- SUPPLIED INFORMATION -

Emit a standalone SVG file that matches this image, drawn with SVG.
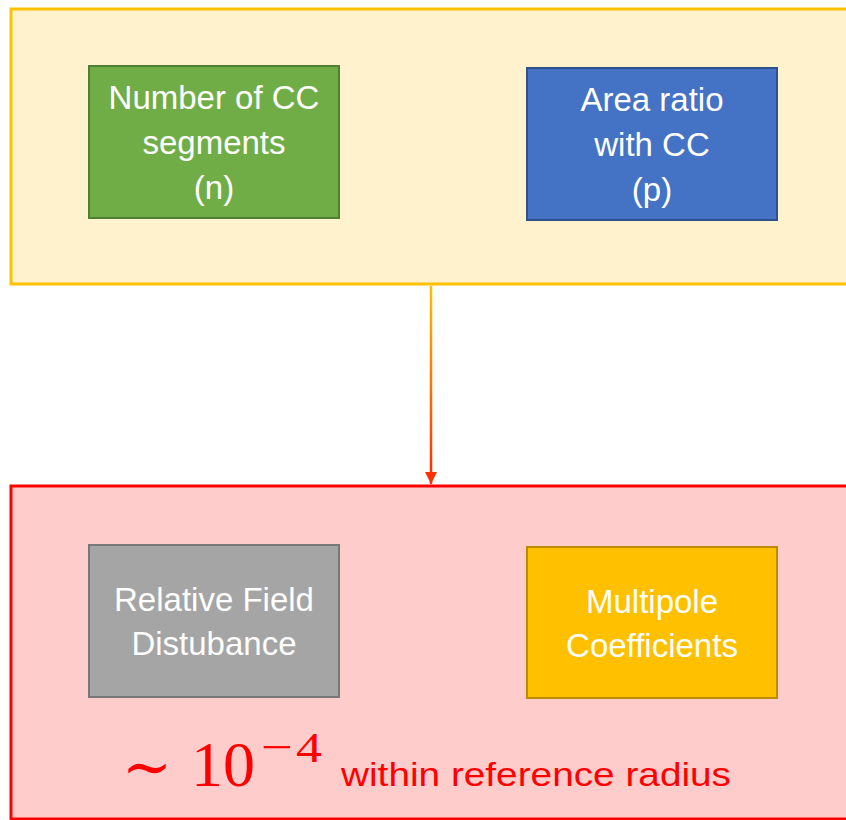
<svg xmlns="http://www.w3.org/2000/svg" width="846" height="820" viewBox="0 0 846 820">
  <style>
    .label { font-family: "Liberation Sans", Arial, sans-serif; font-size: 33px; fill: #ffffff; text-anchor: middle; }
    .node { stroke-width: 2; }
    .math { font-family: "Liberation Serif", "DejaVu Serif", serif; fill: #ff0000; }
    .tilde { font-family: "DejaVu Serif", serif; fill: #ff0000; }
  </style>
  <defs>
    <linearGradient id="flowGrad" gradientUnits="userSpaceOnUse" x1="0" y1="286" x2="0" y2="480">
      <stop offset="0" stop-color="#FFC000"/>
      <stop offset="1" stop-color="#FF2A00"/>
    </linearGradient>
    <marker id="arrowHead" markerWidth="12" markerHeight="12" refX="12" refY="6" orient="auto" markerUnits="userSpaceOnUse">
      <path d="M0,0 L12,6 L0,12 Z" fill="#FF3000"/>
    </marker>
  </defs>

  <rect width="846" height="820" fill="#ffffff"/>

  <!-- input parameters group -->
  <g id="inputs">
    <rect x="11" y="9" width="850" height="275" fill="#FFF2CC" stroke="#FFC000" stroke-width="3"/>
  </g>
  <g id="node-segments">
    <rect class="node" x="89" y="66" width="250" height="152" fill="#70AD47" stroke="#507E32"/>
    <text class="label" x="214" y="109">Number of CC</text>
    <text class="label" x="214" y="154">segments</text>
    <text class="label" x="214" y="199">(n)</text>
  </g>
  <g id="node-area">
    <rect class="node" x="527" y="68" width="250" height="152" fill="#4472C4" stroke="#2F528F"/>
    <text class="label" x="652" y="111">Area ratio</text>
    <text class="label" x="652" y="156">with CC</text>
    <text class="label" x="652" y="201">(p)</text>
  </g>

  <!-- results group -->
  <g id="results">
    <rect x="11" y="486" width="850" height="333" fill="#FFCCCC" stroke="#FF0000" stroke-width="3"/>
    <text class="tilde" x="122" y="788" font-size="62" textLength="50" lengthAdjust="spacingAndGlyphs">∼</text>
    <text class="math" x="191" y="786" font-size="64">10</text>
    <text class="math" x="261" y="762" font-size="44" textLength="32" lengthAdjust="spacingAndGlyphs">−</text>
    <text class="math" x="296" y="762" font-size="43" textLength="26" lengthAdjust="spacingAndGlyphs">4</text>
    <text x="341" y="786" font-family="Liberation Sans, Arial, sans-serif" font-size="34" fill="#ff0000" textLength="390" lengthAdjust="spacingAndGlyphs">within reference radius</text>
  </g>
  <g id="node-disturbance">
    <rect class="node" x="89" y="545" width="250" height="152" fill="#A5A5A5" stroke="#787878"/>
    <text class="label" x="214" y="611">Relative Field</text>
    <text class="label" x="214" y="655">Distubance</text>
  </g>
  <g id="node-multipole">
    <rect class="node" x="527" y="547" width="250" height="151" fill="#FFC000" stroke="#BC8C00"/>
    <text class="label" x="652" y="613">Multipole</text>
    <text class="label" x="652" y="657">Coefficients</text>
  </g>

  <!-- connectors -->
  <g id="connectors">
    <line x1="431" y1="286" x2="431" y2="484" stroke="url(#flowGrad)" stroke-width="2.5" marker-end="url(#arrowHead)"/>
  </g>
</svg>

- WHAT YOU HAVE TO DO -
Write out the data precisely as given, excluding the pictures.

- THE RESPONSE -
Emit a standalone SVG file that matches this image, drawn with SVG.
<svg xmlns="http://www.w3.org/2000/svg" width="846" height="820" viewBox="0 0 846 820">
  <style>
    .label { font-family: "Liberation Sans", Arial, sans-serif; font-size: 33px; fill: #ffffff; text-anchor: middle; }
    .node { stroke-width: 2; }
    .math { font-family: "Liberation Serif", "DejaVu Serif", serif; fill: #ff0000; }
    .tilde { font-family: "DejaVu Serif", serif; fill: #ff0000; }
  </style>
  <defs>
    <linearGradient id="flowGrad" gradientUnits="userSpaceOnUse" x1="0" y1="286" x2="0" y2="480">
      <stop offset="0" stop-color="#FFC000"/>
      <stop offset="1" stop-color="#FF2A00"/>
    </linearGradient>
    <marker id="arrowHead" markerWidth="12" markerHeight="12" refX="12" refY="6" orient="auto" markerUnits="userSpaceOnUse">
      <path d="M0,0 L12,6 L0,12 Z" fill="#FF3000"/>
    </marker>
  </defs>

  <rect width="846" height="820" fill="#ffffff"/>

  <!-- input parameters group -->
  <g id="inputs">
    <rect x="11" y="9" width="850" height="275" fill="#FFF2CC" stroke="#FFC000" stroke-width="3"/>
  </g>
  <g id="node-segments">
    <rect class="node" x="89" y="66" width="250" height="152" fill="#70AD47" stroke="#507E32"/>
    <text class="label" x="214" y="109">Number of CC</text>
    <text class="label" x="214" y="154">segments</text>
    <text class="label" x="214" y="199">(n)</text>
  </g>
  <g id="node-area">
    <rect class="node" x="527" y="68" width="250" height="152" fill="#4472C4" stroke="#2F528F"/>
    <text class="label" x="652" y="111">Area ratio</text>
    <text class="label" x="652" y="156">with CC</text>
    <text class="label" x="652" y="201">(p)</text>
  </g>

  <!-- results group -->
  <g id="results">
    <rect x="11" y="486" width="850" height="333" fill="#FFCCCC" stroke="#FF0000" stroke-width="3"/>
    <text class="tilde" x="122" y="788" font-size="62" textLength="50" lengthAdjust="spacingAndGlyphs">∼</text>
    <text class="math" x="191" y="786" font-size="64">10</text>
    <text class="math" x="261" y="762" font-size="44" textLength="32" lengthAdjust="spacingAndGlyphs">−</text>
    <text class="math" x="296" y="762" font-size="43" textLength="26" lengthAdjust="spacingAndGlyphs">4</text>
    <text x="341" y="786" font-family="Liberation Sans, Arial, sans-serif" font-size="34" fill="#ff0000" textLength="390" lengthAdjust="spacingAndGlyphs">within reference radius</text>
  </g>
  <g id="node-disturbance">
    <rect class="node" x="89" y="545" width="250" height="152" fill="#A5A5A5" stroke="#787878"/>
    <text class="label" x="214" y="611">Relative Field</text>
    <text class="label" x="214" y="655">Distubance</text>
  </g>
  <g id="node-multipole">
    <rect class="node" x="527" y="547" width="250" height="151" fill="#FFC000" stroke="#BC8C00"/>
    <text class="label" x="652" y="613">Multipole</text>
    <text class="label" x="652" y="657">Coefficients</text>
  </g>

  <!-- connectors -->
  <g id="connectors">
    <line x1="431" y1="286" x2="431" y2="484" stroke="url(#flowGrad)" stroke-width="2.5" marker-end="url(#arrowHead)"/>
  </g>
</svg>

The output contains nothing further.